KUALA LUMPUR (Feb 17): Goldis Bhd’s net profit for the fourth quarter ended Dec 31, 2014 (4QFY14) came in at RM45.33 million, on revenue of RM323.8 million.
However, there was no apple-to-apple comparison with the preceding year, because Goldis’ (fundamental: 0.85/3; valuation: 1.2/3) fiscal year end was previously in January.
In the two months ended Dec 31, 2013, Goldis made a net profit of RM11.71 million on the back of RM249.16 million in revenue.
In FY14, Goldis reported net profit of RM102.17 million or 16.93 sen per share, on revenue of RM1.29 billion. For illustrative purposes, the 11-month period ended Dec 31, 2013, saw Goldis chalking up net profit of RM101.24 million or 17.26 sen per share. Its revenue in the period was RM1.11 billion.
Of its three business segments — namely property investment and management of retail and commercial, property development, and hotel — only the latter reported a drop in profit. This was due to its decision to redevelop the 30-odd-year-old Pangkor Island Beach Resort Hotel, resulting in a write-off of the hotel’s assets worth RM43.8 million in FY14.
The one-off matter aside, Goldis said it managed to sustain its hotels’ occupancy rate and average room prices, although the figures were not included in the 4QFY14 notes.

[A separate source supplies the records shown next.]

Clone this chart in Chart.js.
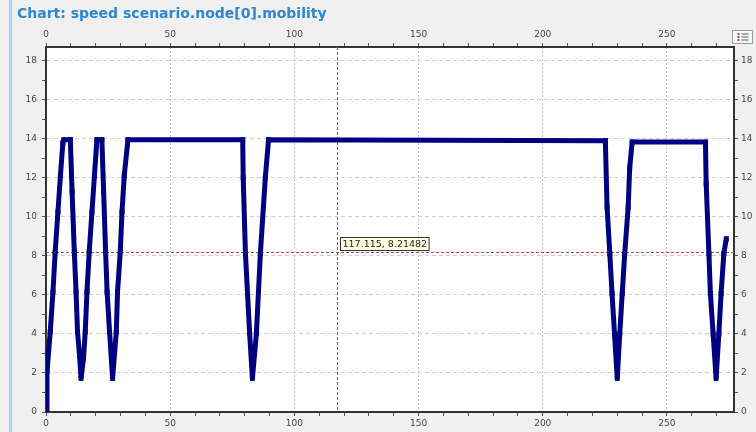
<!DOCTYPE html>
<html>
<head>
<meta charset="utf-8">
<script src="https://cdn.jsdelivr.net/npm/chart.js@4.4.1/dist/chart.umd.min.js"></script>
<style>
  html, body { margin: 0; padding: 0; background: #f0f0f0; }
  #wrap { position: relative; width: 756px; height: 432px; overflow: hidden; }
  #chart { position: absolute; left: 0; top: 0; }
  #strip { position: absolute; left: 9px; top: 0; width: 3px; height: 432px; background: #b4cdea; }
  #title { position: absolute; left: 17px; top: 5px; font: bold 14px "DejaVu Sans", sans-serif; line-height: 16px; color: #2b86d6; white-space: nowrap; }
</style>
</head>
<body>
<div id="wrap">
  <canvas id="chart" width="756" height="432"></canvas>
  <div id="strip"></div>
  <div id="title">Chart: speed scenario.node[0].mobility</div>
</div>
<script>
// speed of node[0] over time
var timeValues = [0, 0.4, 1.7, 2.8, 3.7, 4.8, 5.8, 6.8, 7.2, 9.8,
  10.5, 11.4, 12.1, 12.7, 13.5, 14.1, 15.1, 15.8, 16.5, 17.4, 18.5, 19.5, 20.5, 22.5,
  23.2, 24.0, 24.6, 25.6, 26.8, 28.3, 28.8, 29.9, 30.6, 31.5, 33.0,
  79.2, 79.4, 80.3, 82.0, 83.1, 84.7, 86.3, 88.3, 89.6,
  225.2, 225.9, 227.0, 227.9, 228.9, 230.0, 231.0, 232.0, 233.0, 234.4, 235.0, 236.0,
  265.5, 265.8, 266.9, 267.5, 268.6, 269.8, 270.9, 271.8, 272.9, 273.9];
var speedValues = [0, 2.06, 4.1, 6.15, 8.2, 10.25, 12.1, 13.8, 13.95, 13.95,
  11.3, 8.2, 6.15, 4.1, 2.9, 1.72, 2.75, 4.1, 6.15, 8.2, 10.25, 12.1, 13.95, 13.95,
  11.3, 8.2, 6.15, 4.1, 1.72, 4.1, 6.15, 8.2, 10.25, 12.1, 13.95,
  13.95, 12.0, 8.1, 4.0, 1.72, 4.0, 8.1, 12.0, 13.95,
  13.9, 10.5, 8.1, 6.07, 4.0, 1.72, 4.0, 6.07, 8.1, 10.5, 12.5, 13.83,
  13.83, 11.7, 8.1, 6.07, 4.0, 1.72, 4.0, 6.07, 8.1, 8.88];

var xMax = 277;
var yMax = 18.7;
var xTickStep = 10;   // minor tick marks
var xLabelStep = 50;  // labelled ticks + grid
var yTickStep = 1;
var yLabelStep = 2;

// crosshair cursor
var cursorX = 117.115;
var cursorY = 8.21482;
var cursorLabel = "117.115, 8.21482";

var tickFont = { family: "DejaVu Sans", size: 9 };
var tickColor = "#474747";

var points = [];
for (var i = 0; i < timeValues.length; i++) {
  points.push({ x: timeValues[i], y: speedValues[i] });
}

function xLabel(v) { return v % xLabelStep === 0 ? v : ""; }
function yLabel(v) { return v % yLabelStep === 0 ? v : ""; }

function xAxis(pos, onArea) {
  return {
    type: "linear",
    position: pos,
    min: 0,
    max: xMax,
    ticks: {
      stepSize: xTickStep, includeBounds: false, autoSkip: false, maxRotation: 0,
      padding: pos == "top" ? 3 : 2, font: tickFont, color: tickColor, callback: xLabel
    },
    grid: {
      drawOnChartArea: onArea,
      color: function(ctx) {
        if (ctx.tick && ctx.tick.value % xLabelStep === 0 && ctx.tick.value !== 0) return "#c4c4c4";
        return "rgba(0,0,0,0)";
      },
      tickColor: "#555",
      tickLength: 4,
      lineWidth: 1
    },
    border: { color: "#333", width: 2, dash: [2, 2] },
    afterFit: function(scale) { scale.height = 20; }
  };
}

function yAxis(pos, onArea) {
  return {
    type: "linear",
    position: pos,
    min: 0,
    max: yMax,
    ticks: {
      stepSize: yTickStep, includeBounds: false, autoSkip: false,
      padding: pos == "left" ? 5 : 3, font: tickFont, color: tickColor, callback: yLabel
    },
    grid: {
      drawOnChartArea: onArea,
      color: function(ctx) {
        if (ctx.tick && ctx.tick.value % yLabelStep === 0 && ctx.tick.value !== 0) return "#d6cccc";
        return "rgba(0,0,0,0)";
      },
      tickColor: "#555",
      tickLength: 4,
      lineWidth: 1
    },
    border: { color: "#333", width: 2, dash: [4, 3] },
    afterFit: function(scale) { scale.width = pos == "left" ? 36 : 22; }
  };
}

// white plot background
var plotBg = {
  id: "plotBg",
  beforeDraw: function(chart) {
    var a = chart.chartArea, ctx = chart.ctx;
    ctx.save();
    ctx.fillStyle = "#ffffff";
    ctx.fillRect(a.left, a.top, a.right - a.left, a.bottom - a.top);
    ctx.restore();
  }
};

// red dashed crosshair and its value box
var crosshair = {
  id: "crosshair",
  beforeDatasetsDraw: function(chart) {
    var a = chart.chartArea, ctx = chart.ctx;
    var px = chart.scales.x.getPixelForValue(cursorX);
    var py = chart.scales.y.getPixelForValue(cursorY);
    ctx.save();
    ctx.strokeStyle = "#c24a4a";
    ctx.lineWidth = 1;
    ctx.setLineDash([3, 2]);
    ctx.beginPath();
    ctx.moveTo(Math.round(px) + 0.5, a.top);
    ctx.lineTo(Math.round(px) + 0.5, a.bottom);
    ctx.moveTo(a.left, Math.round(py) + 0.5);
    ctx.lineTo(a.right, Math.round(py) + 0.5);
    ctx.stroke();
    ctx.restore();
  },
  afterDatasetsDraw: function(chart) {
    var ctx = chart.ctx;
    var px = chart.scales.x.getPixelForValue(cursorX);
    var py = chart.scales.y.getPixelForValue(cursorY);
    ctx.save();
    ctx.font = "9.5px 'DejaVu Sans', sans-serif";
    var w = ctx.measureText(cursorLabel).width + 4;
    var bx = Math.round(px) + 3.5, by = Math.round(py) - 14.5;
    ctx.fillStyle = "#ffffe1";
    ctx.fillRect(bx, by, w, 13);
    ctx.strokeStyle = "#333";
    ctx.lineWidth = 1;
    ctx.strokeRect(bx, by, w, 13);
    ctx.fillStyle = "#222";
    ctx.textBaseline = "middle";
    ctx.fillText(cursorLabel, bx + 2, by + 7);
    ctx.restore();
  }
};

// small legend button in the top right corner
var legendButton = {
  id: "legendButton",
  afterDraw: function(chart) {
    var ctx = chart.ctx;
    var x = 732.5, y = 30.5;
    ctx.save();
    ctx.fillStyle = "#f6f6f6";
    ctx.fillRect(x, y, 20, 13);
    ctx.strokeStyle = "#9a9a9a";
    ctx.strokeRect(x, y, 20, 13);
    var rows = [3, 6, 9];
    var dots = ["#d04040", "#3060c0", "#d04040"];
    for (var r = 0; r < rows.length; r++) {
      ctx.fillStyle = dots[r];
      ctx.fillRect(x + 5, y + rows[r] - 0.5, 2, 2);
      ctx.fillStyle = "#50607a";
      ctx.fillRect(x + 9, y + rows[r], 7, 1);
    }
    ctx.restore();
  }
};

new Chart(document.getElementById("chart"), {
  type: "line",
  data: {
    datasets: [{
      label: "speed",
      data: points,
      borderColor: "#000080",
      borderWidth: 5,
      pointStyle: "rect",
      pointRadius: 3.5,
      pointBackgroundColor: "#000080",
      pointBorderColor: "#000080",
      pointBorderWidth: 0,
      tension: 0,
      fill: false
    }]
  },
  options: {
    responsive: false,
    animation: false,
    devicePixelRatio: 1,
    layout: { padding: { top: 27, left: 10, right: 0, bottom: 0 } },
    plugins: {
      legend: { display: false },
      tooltip: { enabled: false },
      title: { display: false }
    },
    scales: {
      x: xAxis("bottom", true),
      xTop: xAxis("top", false),
      y: yAxis("left", true),
      yRight: yAxis("right", false)
    }
  },
  plugins: [plotBg, crosshair, legendButton]
});
</script>
</body>
</html>
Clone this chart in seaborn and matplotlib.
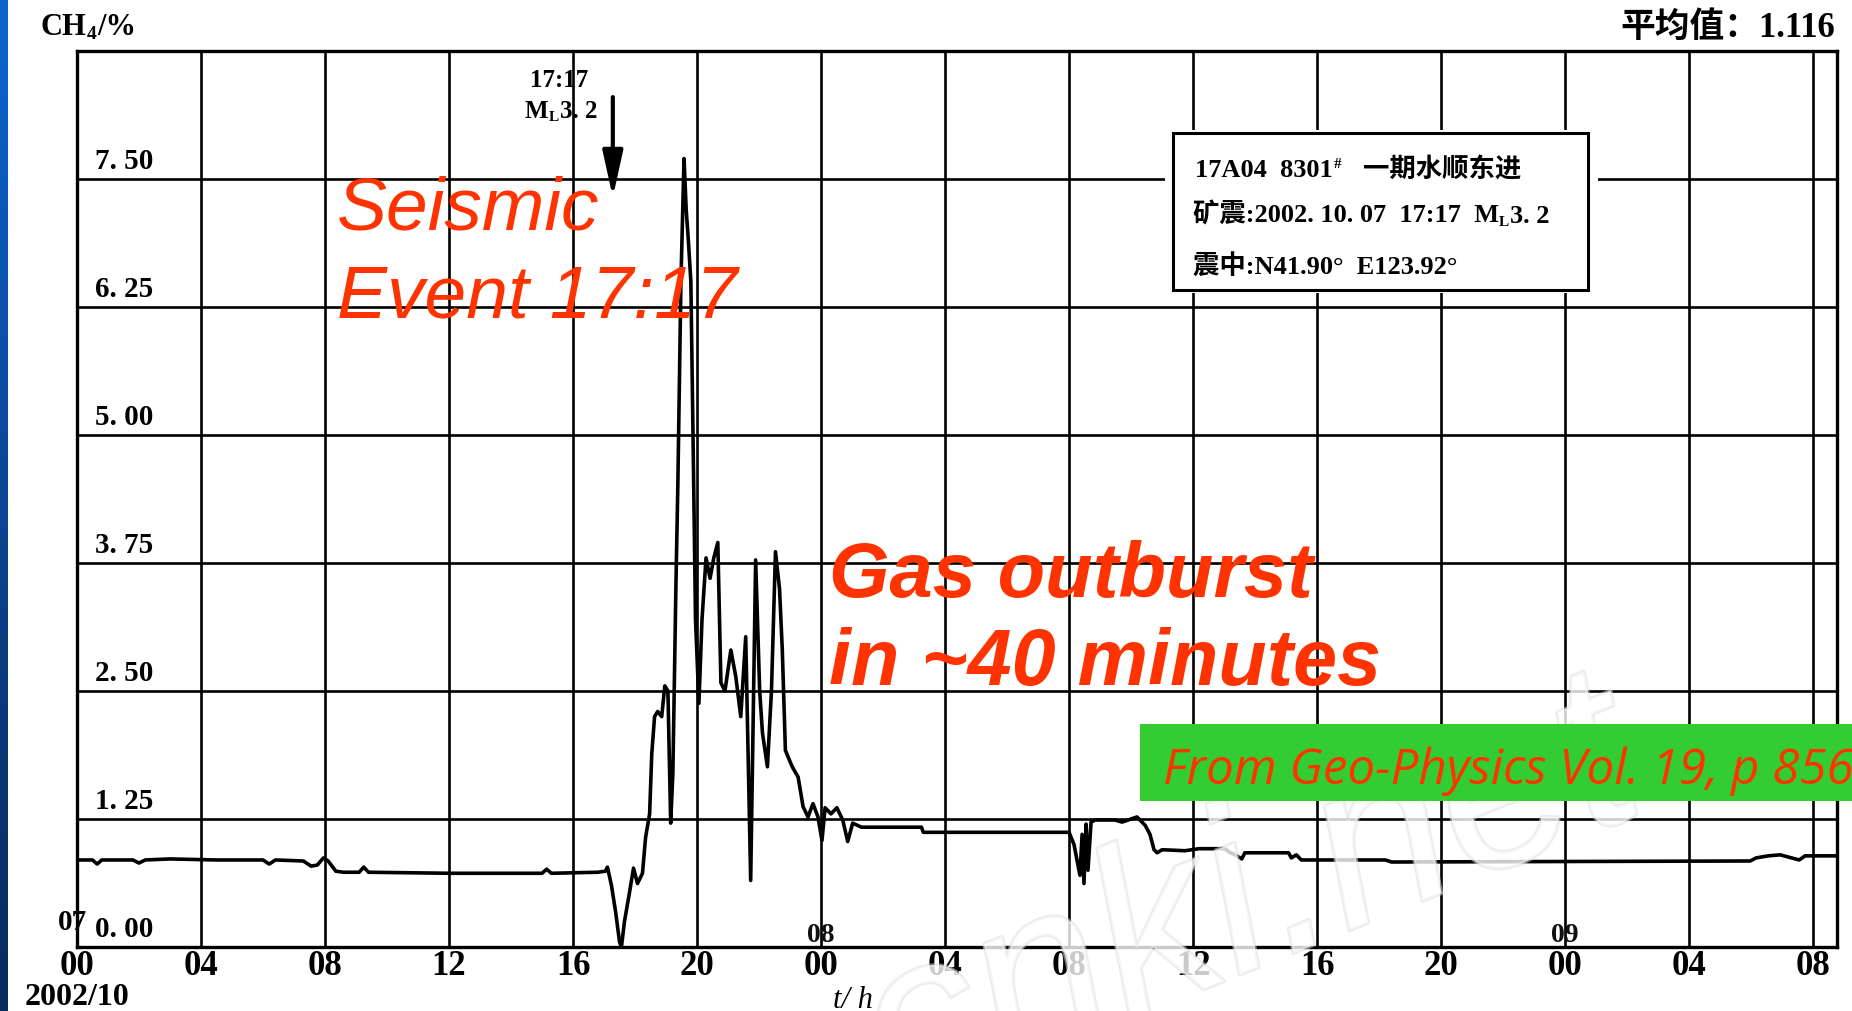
import numpy as np
import pandas as pd
import matplotlib
matplotlib.use("Agg")
import matplotlib.pyplot as plt
import matplotlib.patheffects as pe
from matplotlib.patches import Rectangle
from matplotlib.colors import LinearSegmentedColormap
import seaborn as sns

# ---------------- data ----------------
hours = [0.0, 0.5, 0.65, 0.8, 1.8, 2.0, 2.2, 3.0, 4.5, 6.0, 6.2, 6.4, 7.3, 7.55, 7.75,
         7.95, 8.1, 8.35, 8.6, 9.1, 9.25, 9.4, 12.0, 15.0, 15.15, 15.3, 16.8, 17.04,
         17.11, 17.24, 17.37, 17.50, 17.56, 17.66, 17.82, 17.95, 18.08, 18.24, 18.34,
         18.47, 18.54, 18.63, 18.73, 18.86, 18.96, 19.06, 19.15, 19.22, 19.32, 19.38,
         19.48, 19.58, 19.65, 19.72, 19.80, 19.87, 19.95, 20.06, 20.16, 20.29, 20.42,
         20.54, 20.67, 20.77, 20.90, 21.09, 21.25, 21.41, 21.57, 21.73, 21.89, 22.02,
         22.11, 22.27, 22.40, 22.53, 22.66, 22.75, 22.85, 23.07, 23.26, 23.42, 23.58,
         23.74, 23.90, 24.03, 24.13, 24.32, 24.51, 24.70, 24.86, 25.02, 25.30, 27.24,
         27.30, 32.0, 32.16, 32.35, 32.42, 32.48, 32.55, 32.61, 32.71, 32.84, 33.48,
         33.71, 34.19, 34.45, 34.61, 34.74, 34.84, 35.0, 35.74, 36.19, 37.03, 37.15,
         37.35, 37.57, 37.67, 37.99, 39.08, 39.17, 39.33, 39.49, 42.2, 42.4, 53.97,
         54.16, 54.55, 54.94, 55.55, 55.74, 56.77]
ch4 = [0.85, 0.85, 0.81, 0.85, 0.85, 0.82, 0.85, 0.86, 0.85, 0.85, 0.81, 0.85, 0.84, 0.79, 0.80,
       0.87, 0.84, 0.74, 0.73, 0.73, 0.78, 0.73, 0.72, 0.72, 0.76, 0.72, 0.73, 0.74,
       0.78, 0.60, 0.35, 0.05, 0.0, 0.25, 0.53, 0.77, 0.62, 0.72, 1.07,
       1.30, 1.89, 2.25, 2.30, 2.25, 2.55, 2.50, 1.21, 1.70, 3.55, 4.50,
       6.50, 7.70, 7.20, 6.90, 6.50, 5.00, 3.20, 2.38, 3.20, 3.80, 3.60,
       3.80, 3.95, 2.58, 2.50, 2.90, 2.64, 2.25, 3.03, 0.65, 3.78, 2.50,
       2.09, 1.76, 2.50, 3.86, 3.50, 2.90, 1.92, 1.76, 1.66, 1.37, 1.27,
       1.40, 1.27, 1.04, 1.36, 1.30, 1.36, 1.24, 1.03, 1.21, 1.17, 1.17,
       1.12, 1.12, 1.00, 0.70, 1.10, 0.62, 1.20, 0.75, 1.22, 1.24, 1.24,
       1.22, 1.27, 1.19, 1.10, 0.95, 0.92, 0.95, 0.94, 0.96, 0.96, 0.93,
       0.90, 0.86, 0.92, 0.92, 0.92, 0.87, 0.90, 0.85, 0.85, 0.83, 0.84,
       0.87, 0.89, 0.90, 0.85, 0.89, 0.89]
x_ticks = list(range(0, 57, 4))
x_tick_labels = ["00", "04", "08", "12", "16", "20", "00", "04", "08",
                 "12", "16", "20", "00", "04", "08"]
y_ticks = [0.0, 1.25, 2.5, 3.75, 5.0, 6.25, 7.5]
y_tick_labels = ["0. 00", "1. 25", "2. 50", "3. 75", "5. 00", "6. 25", "7. 50"]
day_labels = ["08", "09"]
day_hours = [24, 48]
event_hour = 17 + 17 / 60.0
x_max = 56.77
y_max = 8.75

# ---------------- style ----------------
sns.set_theme(style="white")
SERIF = ["Liberation Serif", "Noto Sans CJK SC", "DejaVu Serif"]
plt.rcParams["font.family"] = SERIF
plt.rcParams["text.color"] = "black"

W, H = 1852, 1011
fig = plt.figure(figsize=(W / 100, H / 100), dpi=100, facecolor="white")


def fx(px):
    return px / W


def fy(py):
    return 1 - py / H


renderer = fig.canvas.get_renderer()


def seq(x, y, parts, **kw):
    """place text pieces one after another; y is the baseline in pixels from top"""
    for s, fs, dy, gap in parts:
        x += gap
        t = fig.text(fx(x), fy(y + dy), s, fontsize=fs, va="baseline", ha="left", **kw)
        bb = t.get_window_extent(renderer)
        x += bb.width
    return x


# left blue slide stripe
sax = fig.add_axes([0, 0, 8 / W, 1])
cmap = LinearSegmentedColormap.from_list("stripe", ["#0c66d0", "#0a4fa8", "#0a3a7e", "#082a5c"])
sax.imshow(np.linspace(0, 1, 256).reshape(-1, 1), aspect="auto", cmap=cmap)
sax.set_axis_off()

# main chart
ax = fig.add_axes([fx(77), fy(947), (1837 - 77) / W, (947 - 51) / H])
ax.set_facecolor("white")
df = pd.DataFrame({"t": hours, "ch4": ch4})
sns.lineplot(data=df, x="t", y="ch4", ax=ax, color="black", lw=2.6,
             estimator=None, sort=False, zorder=3)
ax.set_xlim(0, x_max)
ax.set_ylim(0, y_max)
ax.set_xticks(x_ticks)
ax.set_xticklabels(x_tick_labels, fontsize=25, fontweight="bold")
ax.set_yticks(y_ticks)
ax.set_yticklabels([])
ax.tick_params(length=0, pad=2, labelcolor="black")
ax.grid(True, color="black", lw=1.9)
ax.set_axisbelow(True)
ax.set_xlabel("")
ax.set_ylabel("")
for s in ax.spines.values():
    s.set_visible(True)
    s.set_color("black")
    s.set_linewidth(2.4)

# y labels written inside the grid
for v, lab in zip(y_ticks, y_tick_labels):
    ax.text(0.58, v + 0.10, lab, fontsize=21, fontweight="bold", va="baseline", ha="left")
ax.text(-0.62, 0.17, "07", fontsize=21, fontweight="bold", va="baseline", ha="left", clip_on=False)
for h, lab in zip(day_hours, day_labels):
    ax.text(h, 0.05, lab, fontsize=20, fontweight="bold", va="baseline", ha="center", color="#111111")

# event arrow
ax.annotate("", xy=(event_hour, 7.32), xytext=(event_hour, 8.30),
            arrowprops=dict(arrowstyle="-|>,head_length=1.0,head_width=0.22", color="black",
                            lw=3, mutation_scale=28, shrinkA=0, shrinkB=0), zorder=4)

# axis texts outside
fig.text(fx(25), fy(1005), "2002/10", fontsize=23, fontweight="bold", va="baseline")
fig.text(fx(833), fy(1008), "t/ h", fontsize=22, style="italic", va="baseline")
seq(40, 35, [("CH", 22, 0, 0), ("4", 14, 4, 1), ("/%", 22, 0, 1)], fontweight="bold")
fig.text(fx(1835), fy(37), "平均值：1.116", fontsize=25, fontweight="bold", ha="right", va="baseline")

# event label near arrow
fig.text(fx(559), fy(87), "17:17", fontsize=18, fontweight="bold", ha="center", va="baseline")
seq(525, 118, [("M", 18, 0, 0), ("L", 11, 3, 0), ("3. 2", 18, 0, 1)], fontweight="bold")

# inset info box
fig.add_artist(Rectangle((fx(1165), fy(293)), (1598 - 1165) / W, (293 - 130) / H,
                         transform=fig.transFigure, facecolor="white", edgecolor="none", zorder=5))
fig.add_artist(Rectangle((fx(1173), fy(290)), (1588 - 1173) / W, (290 - 133) / H,
                         transform=fig.transFigure, facecolor="white", edgecolor="black",
                         lw=2.2, zorder=6))
box_kw = dict(fontweight="bold", zorder=7)
seq(1195, 177, [("17A04  8301", 19, 0, 0), ("#", 11, -9, 1), ("一期水顺东进", 19, 0, 22)], **box_kw)
seq(1193, 223, [("矿震:2002. 10. 07  17:17  M", 19, 0, 0), ("L", 11, 3, 0), ("3. 2", 19, 0, 1)], **box_kw)
seq(1193, 274, [("震中:N41.90°  E123.92°", 19, 0, 0)], **box_kw)

# watermark (faint)
fig.text(fx(1250), fy(905), "cnki.net", fontsize=170, style="italic", rotation=22,
         ha="center", va="center", color="white", alpha=0.55, family="Liberation Sans",
         path_effects=[pe.withStroke(linewidth=2.5, foreground="#dedede")], zorder=8)

# slide overlays
RED = "#FF3300"
fig.text(fx(337), fy(230), "Seismic", fontsize=54, style="italic", color=RED,
         family="Liberation Sans", va="baseline", zorder=10)
fig.text(fx(337), fy(318), "Event 17:17", fontsize=54, style="italic", color=RED,
         family="Liberation Sans", va="baseline", zorder=10)
fig.text(fx(829), fy(597), "Gas outburst", fontsize=56, style="italic", fontweight="bold",
         color=RED, family="Liberation Sans", va="baseline", zorder=10)
fig.text(fx(829), fy(685), "in ~40 minutes", fontsize=57, style="italic", fontweight="bold",
         color=RED, family="Liberation Sans", va="baseline", zorder=10)
fig.add_artist(Rectangle((fx(1140), fy(801)), (W - 1140) / W, (801 - 724) / H,
                         transform=fig.transFigure, facecolor="#33CC33", edgecolor="none", zorder=9))
fig.text(fx(1163), fy(784), "From Geo-Physics Vol. 19, p 856", fontsize=35.5, style="italic",
         color=RED, family="Open Sans", va="baseline", zorder=10)

fig.savefig("out.png", dpi=100, facecolor="white")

Looking ahead, Goldis said it is cautiously optimistic with its FY15 performance, although the year is expected to be challenging. It also acknowledged that the property development segment will face “a tough year” ahead.
Today, Goldis was up two sen or 0.9% at RM2.24 upon closing, making its market capitalisation RM1.31 billion.
(Note: The Edge Research's fundamental score reflects a company’s profitability and balance sheet strength, calculated based on historical numbers. The valuation score determines if a stock is attractively valued or not, also based on historical numbers. A score of 3 suggests strong fundamentals and attractive valuations.)